I live in Phoenix and my wife and I flew to Florida on two separate occasions to see my nieces graduate high school. Suck it up and go. It will mean a lot to them.
Totally depends on the kid and the family dynamic I guess. My extended family (4 sets of parents and a total of 10 cousins) was always relatively close and lives mostly within an hour of one another. We all get along very well. And as far as I know, nobody ever attended a graduation ceremony that they weren't already going to for their own kids ( 3 of my cousins went to the same HS and graduated together)

Parties? ( Which were usually held a week or 2 after the ceremony) absolutely. But the ceremony itself? I'm guessing 95 percent of kids couldn't care less if an aunt/uncle that they aren't super close with (as in "they practically raised them" or they live in town and see them every week) attends.

Life is busy enough.

 
Ask  yourself what you'd want your sister to do if the roles were reversed.  She reserved you a ticket so she obviously wants you to go.

Go.

 
Would the sister be someone you'd rely on in a time of unforeseen crisis? Let's say a sudden illness, job loss, etc.

You always want to grease the skids with people like that. You never know.

 
Would the sister be someone you'd rely on in a time of unforeseen crisis? Let's say a sudden illness, job loss, etc.

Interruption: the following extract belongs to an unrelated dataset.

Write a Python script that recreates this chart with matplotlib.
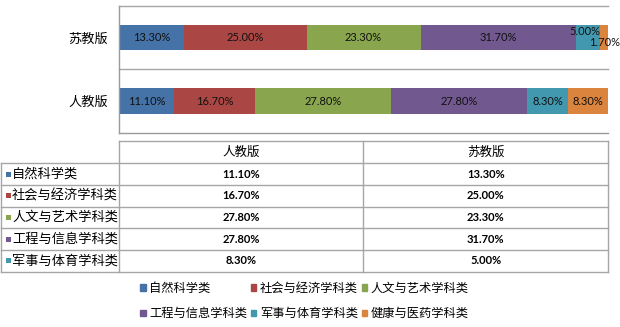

You always want to grease the skids with people like that. You never know.
Or what if you needed a kidney or liver?  And she was like #### You!  You skipped Mimi's high school graduation when I obviously wanted you to go.  Enjoy your painful death you thoughtless #####.

 
Or what if you needed a kidney or liver?  And she was like #### You!  You skipped Mimi's high school graduation when I obviously wanted you to go.  Enjoy your painful death you thoughtless #####.
I didn't think about that.

Wilked:  SIs, I have bad news.  My kidneys are failing.  I need one of yours.

Sis:  Oh!  That's terrible.  Well, gee, I dunno....how does this work? Let me talk to my husband, and my doctor-

Wilked:  Umm, excuse me, what?  Didn't I attend your daughter's graduation?  And not just the party, but the freaking ceremony?